◆ Written problem ◆
Write out the material exactly, with the pictures left out.

◆ Provided data ◆
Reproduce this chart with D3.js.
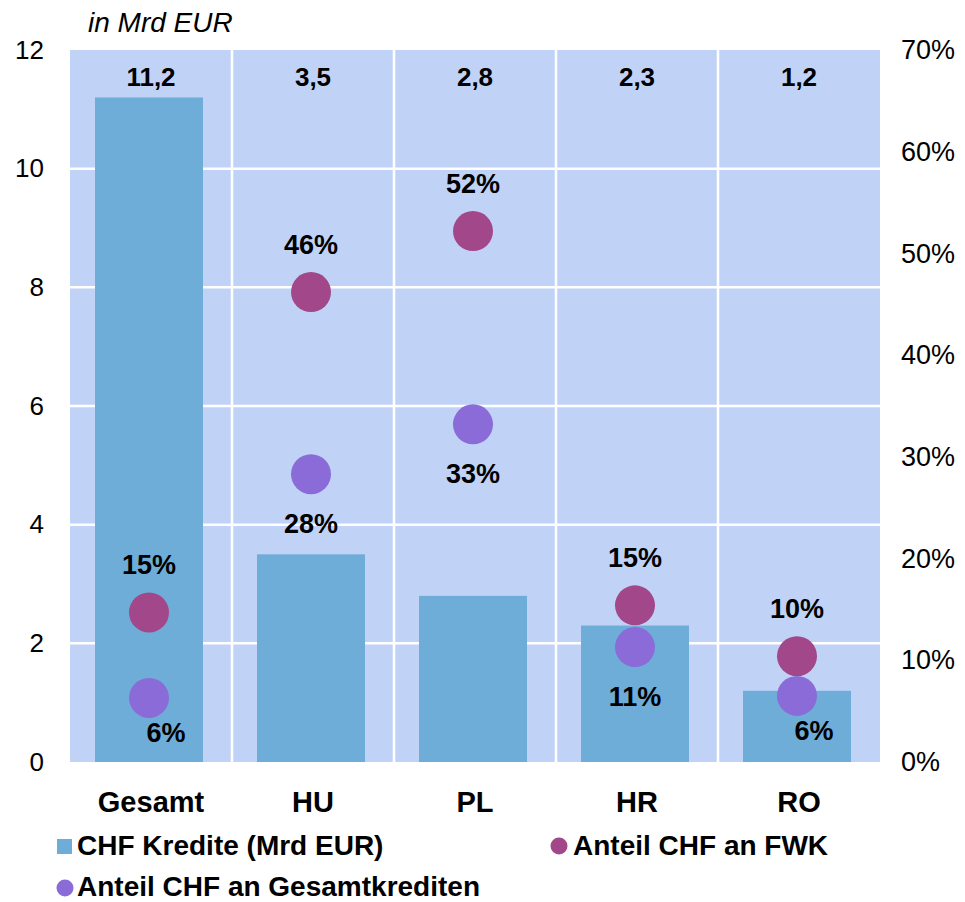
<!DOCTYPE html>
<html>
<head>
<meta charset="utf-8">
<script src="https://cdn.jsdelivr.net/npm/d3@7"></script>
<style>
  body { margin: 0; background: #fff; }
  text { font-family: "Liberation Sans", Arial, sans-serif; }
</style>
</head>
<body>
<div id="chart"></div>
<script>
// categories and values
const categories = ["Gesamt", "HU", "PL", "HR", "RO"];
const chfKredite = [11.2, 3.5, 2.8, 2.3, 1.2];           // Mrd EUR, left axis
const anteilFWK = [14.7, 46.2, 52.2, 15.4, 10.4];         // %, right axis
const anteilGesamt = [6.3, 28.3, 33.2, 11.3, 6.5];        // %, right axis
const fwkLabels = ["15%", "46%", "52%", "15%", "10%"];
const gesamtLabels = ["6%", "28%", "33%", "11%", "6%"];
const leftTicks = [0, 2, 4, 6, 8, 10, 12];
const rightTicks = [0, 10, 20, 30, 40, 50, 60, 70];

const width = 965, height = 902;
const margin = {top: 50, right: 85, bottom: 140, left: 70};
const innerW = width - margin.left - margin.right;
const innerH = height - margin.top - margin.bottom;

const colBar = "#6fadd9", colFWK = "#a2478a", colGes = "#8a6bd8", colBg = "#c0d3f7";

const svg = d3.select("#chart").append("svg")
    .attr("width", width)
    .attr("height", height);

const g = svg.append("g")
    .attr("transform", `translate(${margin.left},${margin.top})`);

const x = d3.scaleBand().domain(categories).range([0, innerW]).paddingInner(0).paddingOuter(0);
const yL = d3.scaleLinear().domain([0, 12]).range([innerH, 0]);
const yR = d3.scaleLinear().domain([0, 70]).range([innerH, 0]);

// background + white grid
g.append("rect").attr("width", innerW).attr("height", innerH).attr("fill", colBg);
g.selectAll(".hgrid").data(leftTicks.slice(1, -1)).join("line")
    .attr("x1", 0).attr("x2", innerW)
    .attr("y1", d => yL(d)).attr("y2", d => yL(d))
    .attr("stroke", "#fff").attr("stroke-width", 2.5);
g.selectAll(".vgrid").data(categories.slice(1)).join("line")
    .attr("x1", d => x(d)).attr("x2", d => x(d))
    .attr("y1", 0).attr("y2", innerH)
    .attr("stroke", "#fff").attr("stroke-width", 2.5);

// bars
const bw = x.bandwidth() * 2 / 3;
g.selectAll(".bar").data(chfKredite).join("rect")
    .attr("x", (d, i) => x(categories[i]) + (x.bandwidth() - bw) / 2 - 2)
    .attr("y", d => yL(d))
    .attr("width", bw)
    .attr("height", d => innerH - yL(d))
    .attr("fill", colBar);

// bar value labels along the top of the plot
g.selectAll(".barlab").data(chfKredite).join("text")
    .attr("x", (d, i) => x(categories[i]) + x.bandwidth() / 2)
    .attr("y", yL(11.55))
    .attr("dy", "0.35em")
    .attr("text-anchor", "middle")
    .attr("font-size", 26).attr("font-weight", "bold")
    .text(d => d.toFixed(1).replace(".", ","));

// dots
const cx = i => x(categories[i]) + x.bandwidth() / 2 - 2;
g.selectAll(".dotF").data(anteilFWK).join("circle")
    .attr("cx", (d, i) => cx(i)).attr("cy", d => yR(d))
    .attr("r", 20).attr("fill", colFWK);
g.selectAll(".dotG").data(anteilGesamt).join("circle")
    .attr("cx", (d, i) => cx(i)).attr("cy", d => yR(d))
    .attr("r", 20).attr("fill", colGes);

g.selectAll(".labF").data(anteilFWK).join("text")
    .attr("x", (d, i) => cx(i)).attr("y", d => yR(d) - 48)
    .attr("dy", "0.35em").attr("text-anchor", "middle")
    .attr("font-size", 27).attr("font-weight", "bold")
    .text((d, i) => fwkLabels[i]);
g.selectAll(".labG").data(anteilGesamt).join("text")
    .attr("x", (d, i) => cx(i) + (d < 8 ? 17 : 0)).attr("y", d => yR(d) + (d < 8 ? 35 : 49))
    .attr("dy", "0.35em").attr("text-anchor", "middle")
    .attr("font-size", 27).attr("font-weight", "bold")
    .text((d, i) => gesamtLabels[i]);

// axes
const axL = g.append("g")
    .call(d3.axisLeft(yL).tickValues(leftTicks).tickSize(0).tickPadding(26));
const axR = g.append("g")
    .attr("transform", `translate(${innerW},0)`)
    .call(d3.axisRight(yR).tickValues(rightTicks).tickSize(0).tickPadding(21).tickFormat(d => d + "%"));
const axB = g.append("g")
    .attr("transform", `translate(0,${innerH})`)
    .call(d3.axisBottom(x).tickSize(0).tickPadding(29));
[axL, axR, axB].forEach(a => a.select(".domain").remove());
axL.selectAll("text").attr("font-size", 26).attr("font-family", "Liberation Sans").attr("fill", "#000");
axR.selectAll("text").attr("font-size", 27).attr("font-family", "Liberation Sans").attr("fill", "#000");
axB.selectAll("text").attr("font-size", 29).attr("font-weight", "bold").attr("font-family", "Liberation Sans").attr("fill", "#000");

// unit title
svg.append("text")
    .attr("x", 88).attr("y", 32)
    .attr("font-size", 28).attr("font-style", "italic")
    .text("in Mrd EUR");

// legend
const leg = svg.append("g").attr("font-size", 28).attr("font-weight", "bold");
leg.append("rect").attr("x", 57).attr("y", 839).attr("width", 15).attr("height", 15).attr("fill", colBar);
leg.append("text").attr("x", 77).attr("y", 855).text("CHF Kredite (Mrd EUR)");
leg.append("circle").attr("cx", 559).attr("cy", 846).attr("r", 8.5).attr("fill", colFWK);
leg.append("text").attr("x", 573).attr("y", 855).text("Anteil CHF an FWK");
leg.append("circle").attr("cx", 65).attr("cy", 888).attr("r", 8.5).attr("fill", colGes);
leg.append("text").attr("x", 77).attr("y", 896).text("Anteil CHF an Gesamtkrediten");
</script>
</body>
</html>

◆ Full solution ◆
Reproduce this chart with D3.js.
<!DOCTYPE html>
<html>
<head>
<meta charset="utf-8">
<script src="https://cdn.jsdelivr.net/npm/d3@7"></script>
<style>
  body { margin: 0; background: #fff; }
  text { font-family: "Liberation Sans", Arial, sans-serif; }
</style>
</head>
<body>
<div id="chart"></div>
<script>
// categories and values
const categories = ["Gesamt", "HU", "PL", "HR", "RO"];
const chfKredite = [11.2, 3.5, 2.8, 2.3, 1.2];           // Mrd EUR, left axis
const anteilFWK = [14.7, 46.2, 52.2, 15.4, 10.4];         // %, right axis
const anteilGesamt = [6.3, 28.3, 33.2, 11.3, 6.5];        // %, right axis
const fwkLabels = ["15%", "46%", "52%", "15%", "10%"];
const gesamtLabels = ["6%", "28%", "33%", "11%", "6%"];
const leftTicks = [0, 2, 4, 6, 8, 10, 12];
const rightTicks = [0, 10, 20, 30, 40, 50, 60, 70];

const width = 965, height = 902;
const margin = {top: 50, right: 85, bottom: 140, left: 70};
const innerW = width - margin.left - margin.right;
const innerH = height - margin.top - margin.bottom;

const colBar = "#6fadd9", colFWK = "#a2478a", colGes = "#8a6bd8", colBg = "#c0d3f7";

const svg = d3.select("#chart").append("svg")
    .attr("width", width)
    .attr("height", height);

const g = svg.append("g")
    .attr("transform", `translate(${margin.left},${margin.top})`);

const x = d3.scaleBand().domain(categories).range([0, innerW]).paddingInner(0).paddingOuter(0);
const yL = d3.scaleLinear().domain([0, 12]).range([innerH, 0]);
const yR = d3.scaleLinear().domain([0, 70]).range([innerH, 0]);

// background + white grid
g.append("rect").attr("width", innerW).attr("height", innerH).attr("fill", colBg);
g.selectAll(".hgrid").data(leftTicks.slice(1, -1)).join("line")
    .attr("x1", 0).attr("x2", innerW)
    .attr("y1", d => yL(d)).attr("y2", d => yL(d))
    .attr("stroke", "#fff").attr("stroke-width", 2.5);
g.selectAll(".vgrid").data(categories.slice(1)).join("line")
    .attr("x1", d => x(d)).attr("x2", d => x(d))
    .attr("y1", 0).attr("y2", innerH)
    .attr("stroke", "#fff").attr("stroke-width", 2.5);

// bars
const bw = x.bandwidth() * 2 / 3;
g.selectAll(".bar").data(chfKredite).join("rect")
    .attr("x", (d, i) => x(categories[i]) + (x.bandwidth() - bw) / 2 - 2)
    .attr("y", d => yL(d))
    .attr("width", bw)
    .attr("height", d => innerH - yL(d))
    .attr("fill", colBar);

// bar value labels along the top of the plot
g.selectAll(".barlab").data(chfKredite).join("text")
    .attr("x", (d, i) => x(categories[i]) + x.bandwidth() / 2)
    .attr("y", yL(11.55))
    .attr("dy", "0.35em")
    .attr("text-anchor", "middle")
    .attr("font-size", 26).attr("font-weight", "bold")
    .text(d => d.toFixed(1).replace(".", ","));

// dots
const cx = i => x(categories[i]) + x.bandwidth() / 2 - 2;
g.selectAll(".dotF").data(anteilFWK).join("circle")
    .attr("cx", (d, i) => cx(i)).attr("cy", d => yR(d))
    .attr("r", 20).attr("fill", colFWK);
g.selectAll(".dotG").data(anteilGesamt).join("circle")
    .attr("cx", (d, i) => cx(i)).attr("cy", d => yR(d))
    .attr("r", 20).attr("fill", colGes);

g.selectAll(".labF").data(anteilFWK).join("text")
    .attr("x", (d, i) => cx(i)).attr("y", d => yR(d) - 48)
    .attr("dy", "0.35em").attr("text-anchor", "middle")
    .attr("font-size", 27).attr("font-weight", "bold")
    .text((d, i) => fwkLabels[i]);
g.selectAll(".labG").data(anteilGesamt).join("text")
    .attr("x", (d, i) => cx(i) + (d < 8 ? 17 : 0)).attr("y", d => yR(d) + (d < 8 ? 35 : 49))
    .attr("dy", "0.35em").attr("text-anchor", "middle")
    .attr("font-size", 27).attr("font-weight", "bold")
    .text((d, i) => gesamtLabels[i]);

// axes
const axL = g.append("g")
    .call(d3.axisLeft(yL).tickValues(leftTicks).tickSize(0).tickPadding(26));
const axR = g.append("g")
    .attr("transform", `translate(${innerW},0)`)
    .call(d3.axisRight(yR).tickValues(rightTicks).tickSize(0).tickPadding(21).tickFormat(d => d + "%"));
const axB = g.append("g")
    .attr("transform", `translate(0,${innerH})`)
    .call(d3.axisBottom(x).tickSize(0).tickPadding(29));
[axL, axR, axB].forEach(a => a.select(".domain").remove());
axL.selectAll("text").attr("font-size", 26).attr("font-family", "Liberation Sans").attr("fill", "#000");
axR.selectAll("text").attr("font-size", 27).attr("font-family", "Liberation Sans").attr("fill", "#000");
axB.selectAll("text").attr("font-size", 29).attr("font-weight", "bold").attr("font-family", "Liberation Sans").attr("fill", "#000");

// unit title
svg.append("text")
    .attr("x", 88).attr("y", 32)
    .attr("font-size", 28).attr("font-style", "italic")
    .text("in Mrd EUR");

// legend
const leg = svg.append("g").attr("font-size", 28).attr("font-weight", "bold");
leg.append("rect").attr("x", 57).attr("y", 839).attr("width", 15).attr("height", 15).attr("fill", colBar);
leg.append("text").attr("x", 77).attr("y", 855).text("CHF Kredite (Mrd EUR)");
leg.append("circle").attr("cx", 559).attr("cy", 846).attr("r", 8.5).attr("fill", colFWK);
leg.append("text").attr("x", 573).attr("y", 855).text("Anteil CHF an FWK");
leg.append("circle").attr("cx", 65).attr("cy", 888).attr("r", 8.5).attr("fill", colGes);
leg.append("text").attr("x", 77).attr("y", 896).text("Anteil CHF an Gesamtkrediten");
</script>
</body>
</html>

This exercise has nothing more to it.